WorldStats, which aggregates data from sources like the World Bank and UNESCO, lists the top 10 countries by R&D investment as a share of GDP. With Canada spending only 1.55 percent of its GDP, here’s the lineup:
Israel 5.56 %
South Korea 4.93 %
United States 3.46 %
Belgium 3.43 %
Sweden 3.42 %
Switzerland 3.36 %
Japan 3.30 %
Austria 3.26 %
Germany 3.14 %
Finland 2.99 %
Checkpoint Research, which helps companies access Canada’s Scientific Research & Experimental Development (SR&ED) tax incentive program, calls the current situation “Canada’s R&D Crisis.” The group notes that spending fell from 1.87 percent of GDP in 2021 to 1.81 percent in 2022—below both G7 and OECD averages.
Why?
Private-sector investment is weak: unlike the U.S. (73 %) and Japan (70 %), Canada struggles to drive business-led R&D.
Canada must act to stay competitive: better incentives and policy shifts are needed to close the gap.
Could it be cultural?
Omid Ekhlasi, CEO and founder of Techarena—a Stockholm-based platform for innovation and entrepreneurship—argues that Sweden’s success comes from a blend of sound government policy, strong education investment, and a distinct, modest entrepreneurial culture.
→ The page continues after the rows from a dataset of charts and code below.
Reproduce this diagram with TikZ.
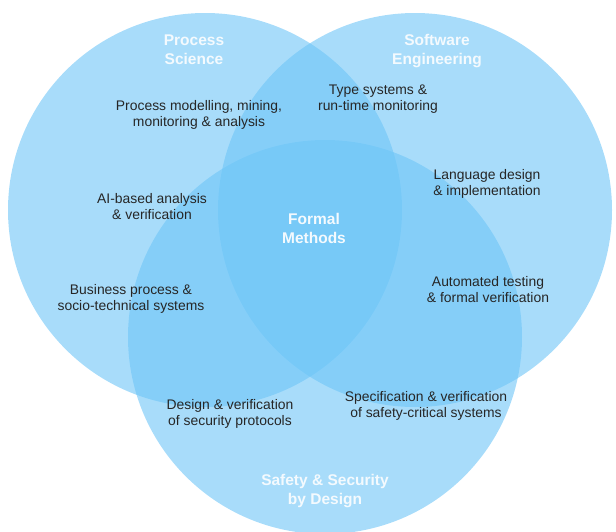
\documentclass[tikz,border=0pt]{standalone}
\usepackage{fontspec}
\setmainfont{Liberation Sans}
\usepackage{tikz}

\definecolor{vennblue}{RGB}{110,197,247}

\begin{document}
\begin{tikzpicture}[x=1pt,y=-1pt]
        \begin{scope}[
            every node/.style={align=center,text=black!85,font=\fontsize{13.9}{16}\selectfont},
            setfill/.style={fill=vennblue,fill opacity=0.6},
            setname/.style={text=white!92!vennblue,font=\bfseries\fontsize{15.5}{19}\selectfont}
            ]
            \useasboundingbox (0,0) rectangle (616,531);
            \clip (0,0) rectangle (616,531);
            \fill[setfill] (205,210) circle (197pt);
            \fill[setfill] (415,210) circle (197pt);
            \fill[setfill] (325,337) circle (197pt);
            \node[setname] (PS) at (194,50) {Process\\Science};
            \node[setname] (SE) at (437,51) {Software\\Engineering};
            \node[setname] (SSD) at (325,491) {Safety \& Security\\by Design};
            \node[setname] (FM) at (314,228) {Formal\\Methods};
            \node (PM) at (199,115) {Process modelling, mining,\\monitoring \& analysis};
            \node (TS) at (378,99) {Type systems \&\\run-time monitoring};
            \node (LD) at (487,184) {Language design\\\& implementation};
            \node (AI) at (152,207) {AI-based analysis\\\& verification};
            \node (BP) at (131,299) {Business process \&\\socio-technical systems};
            \node (AT) at (488,290) {Automated testing\\\& formal verification};
            \node (DV) at (230,414) {Design \& verification\\of security protocols};
            \node (SV) at (426,406) {Specification \& verification\\of safety-critical systems};
        \end{scope}
    \end{tikzpicture}
\end{document}
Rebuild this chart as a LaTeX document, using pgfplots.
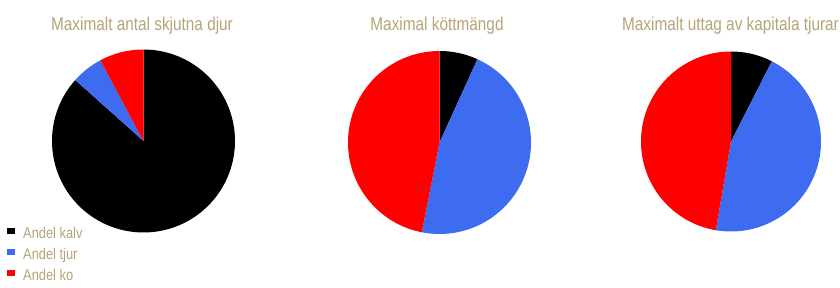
\documentclass[border=0pt]{standalone}
\usepackage{pgfplots}
\pgfplotsset{compat=1.18}
\usepackage{fontspec}
\setmainfont{Liberation Sans}[FakeStretch=0.83]
\definecolor{titlec}{RGB}{183,163,120}
\definecolor{pblue}{RGB}{61,108,240}
\definecolor{pred}{RGB}{255,0,0}
% one wedge: colour, centre x, centre y, radius, from angle, to angle (degrees clockwise from 12 o'clock)
\newcommand\slice[6]{%
  \addplot[fill=#1, draw=none, domain=#5:#6, samples=120, forget plot]
    ({#2+#4*sin(x)},{#3+#4*cos(x)}) -- (axis cs:#2,#3) -- cycle;}
% one pie: centre x, centre y, radius, share kalv, share tjur, share ko (percent)
\newcommand\pie[6]{%
  \slice{black}{#1}{#2}{#3}{0}{3.6*#4}%
  \slice{pblue}{#1}{#2}{#3}{3.6*#4}{3.6*(#4+#5)}%
  \slice{pred}{#1}{#2}{#3}{3.6*(#4+#5)}{360}}
\begin{document}
\begin{tikzpicture}
\begin{axis}[scale only axis, width=840pt, height=287pt,
  xmin=0, xmax=840, ymin=0, ymax=287, hide axis, clip=false,
  legend image code/.code={\fill[#1, draw=none] (0pt,1.5pt) rectangle (8pt,7.5pt);},
  legend style={at={(axis cs:7,59)}, anchor=north west, draw=none, fill=none,
    inner sep=0pt, row sep=7.5pt, font=\fontsize{15.5}{15.5}\selectfont, text=titlec,
    nodes={inner sep=0pt, text height=9pt, text depth=3pt},
    /tikz/every odd column/.append style={column sep=8pt}},
  legend cell align=left]
  % Andel kalv / tjur / ko
  \pie{143.5}{146}{91.5}{86.6}{5.6}{7.8}
  \pie{439.5}{144.5}{91.5}{6.8}{46.3}{46.9}
  \pie{731}{145.5}{90}{7.5}{45.2}{47.3}
  \addlegendimage{fill=black}
  \addlegendentry{Andel kalv}
  \addlegendimage{fill=pblue}
  \addlegendentry{Andel tjur}
  \addlegendimage{fill=pred}
  \addlegendentry{Andel ko}
  \node[anchor=base, font=\fontsize{18.5}{18.5}\selectfont, text=titlec] at (axis cs:142,256) {Maximalt antal skjutna djur};
  \node[anchor=base, font=\fontsize{18.5}{18.5}\selectfont, text=titlec] at (axis cs:437,256) {Maximal köttmängd};
  \node[anchor=base, font=\fontsize{18.5}{18.5}\selectfont, text=titlec] at (axis cs:730.5,256) {Maximalt uttag av kapitala tjurar};
\end{axis}
\pgfresetboundingbox
\path (0,0) rectangle (840pt,287pt);
\end{tikzpicture}
\end{document}
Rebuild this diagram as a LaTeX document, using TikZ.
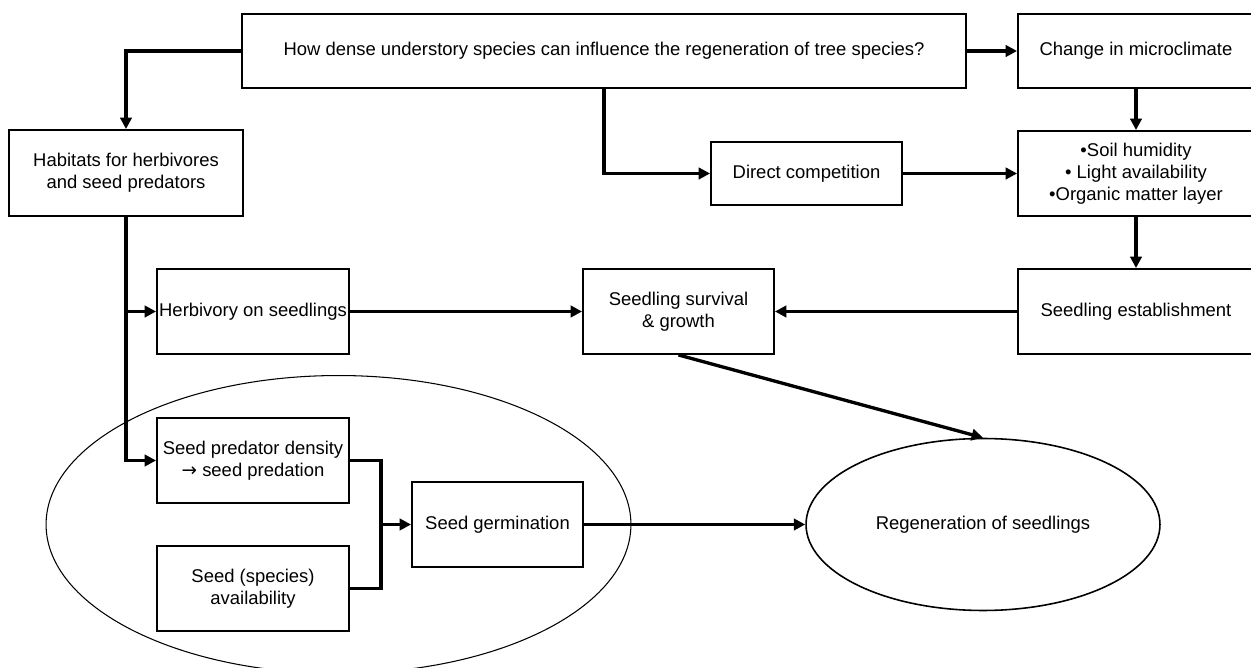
\documentclass[tikz,border=0pt]{standalone}
\usepackage{fontspec}
\setmainfont{Liberation Sans}
\newfontfamily\symbolfont{DejaVu Sans}
\usetikzlibrary{positioning, arrows.meta, shapes.geometric}

\begin{document}
\begin{tikzpicture}
[
    x=0.02cm, y=-0.02cm, node distance=1cm,
    >={Triangle[length=6.5pt, width=6.5pt]},
    font=\fontsize{10.5}{12.5}\selectfont,
    % Positions are given in pixels of the figure, y grows downwards
    % Node names: Q = question, left column HB/HV/SP/SA, right column CM/SH/SE
]

%=================================== Start ===================================
\tikzstyle{box}  = [draw, fill=white, line width=1.1pt, align=center, inner sep=1pt,
                    minimum width=3.84cm, minimum height=1.7cm]
\tikzstyle{wide} = [box, minimum width=4.72cm]
\tikzstyle{oval} = [draw, ellipse, inner sep=0pt]
\tikzstyle{link} = [->, line width=1.9pt]

\useasboundingbox (0,0) rectangle (1251,668);

% The two ovals (drawn first, the boxes sit on top)
\node[oval, line width=0.6pt, minimum width=11.7cm, minimum height=5.96cm]
      (seeds) at (338.5,524.5) {};
\node[oval, line width=0.9pt, minimum width=7.08cm, minimum height=3.44cm]
      (regen) at (983,524.5) {Regeneration of seedlings};

% The question on top
\node[box, minimum width=14.48cm, minimum height=1.48cm] (Q) at (604,51)
      {How dense understory species can influence the regeneration of tree species?};

% Right column
\node[wide, minimum height=1.48cm] (CM) at (1136,51) {Change in microclimate};
\node[wide] (SH) at (1136,173.5) {•Soil humidity\\ • Light availability\\ •Organic matter layer};
\node[wide] (SE) at (1136,311.5) {Seedling establishment};

% Left column
\node[box, minimum width=4.68cm, minimum height=1.72cm] (HB) at (126,173)
      {Habitats for herbivores\\ and seed predators};
\foreach \n / \y / \t in {HV/311.5/{Herbivory on seedlings},
                          SP/460.5/{Seed predator density\\ {\symbolfont →} seed predation},
                          SA/588.5/{Seed (species)\\ availability}}
    \node[box] (\n) at (253,\y) {\t};

% Middle
\node[box, minimum width=3.82cm, minimum height=1.26cm] (DC) at (806.5,173.5) {Direct competition};
\node[box, minimum width=3.82cm] (SV) at (678.5,311.5) {Seedling survival\\ \& growth};
\node[box, minimum width=3.42cm] (SG) at (497.5,524.5) {Seed germination};

% Connect nodes
\draw[link] (Q.west) -| (HB.north);
\draw[link] (Q.east) -- (CM.west);
\draw[link] (Q.south) |- (DC.west);
\draw[link] (DC.east) -- (SH.west);
\draw[link] (CM.south) -- (SH.north);
\draw[link] (SH.south) -- (SE.north);
\draw[link] (SE.west) -- (SV.east);
\draw[link] (HV.east) -- (SV.west);
\draw[link] (SV.south) -- (regen.north);
\draw[link] (SG.east) -- (regen.west);
\draw[link] (HB.south) |- (SP.west);
\draw[link] (HB.south |- HV.west) -- (HV.west);

% Join of the two seed boxes
\coordinate (J) at (381,524.5);
\draw[line width=1.9pt] (SP.east) -| (J) |- (SA.east);
\draw[link] (J) -- (SG.west);
%==================================== END ====================================

\end{tikzpicture}
\end{document}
Ekhlasi’s description aligns closely with the Triple Helix model, developed in the 1990s by Henry Etzkowitz and Loet Leydesdorff, which emphasizes collaboration between academia, industry, and government to drive innovation.
Ekhlasi also notes that Sweden’s smaller size forces its entrepreneurs to think globally from day one—a constraint that becomes a competitive edge.
“Unlike entrepreneurs in larger countries, such as Germany or the United Kingdom that often prioritise scaling in their domestic market, Swedish founders are quickly confronted by their country's limited comparative size,” he wrote. “This perceived weakness becomes a strength, compelling them to design and implement solutions with international potential far earlier than competitors.”
Equally intriguing is the cultural code of Jantelagen—a Swedish concept encouraging humility and equality, reminding people that no one is better than anyone else.
Canada’s missing link
It’s hard to pinpoint what has gone wrong in Canada—despite world-class education and a steady inflow of talent. Part of the issue may be that R&D isn’t part of everyday conversation. Only in the past two years have discussions around productivity really entered the mainstream, spurred largely by the Bank of Canada’s warnings.
At a University of Toronto debate this October—“Are Canada’s So-Called Oligopolies Holding Us Back?”—I noticed a disconnect. The furor between the haves and have-nots is intensifying, yet neither side tackled R&D. Meanwhile, companies like Samsung, Google, and Toyota invest billions in internal innovation.
Spurring innovation is one of the surest ways to challenge oligopolies and invigorate markets. It introduces new players, disrupts entrenched power, and gives consumers more choice.
Luckily, Canada’s business R&D spending has been rising—reaching a record $30.4 billion in 2022 and projected even higher for 2023—but it still lags major innovation economies such as the U.S., Japan, and Germany.
The mindset shift
Hopefully, we will catch up—but maybe catching up isn’t the real goal.
What if we applied a Swedish mindset here—one that values humility, cross-sector collaboration, and the quiet confidence to build globally from local roots?
Canada doesn’t lack brains; it lacks bridge-builders—people willing to turn credentials into connections, and education into enterprise.
That’s the real innovation gap we need to close.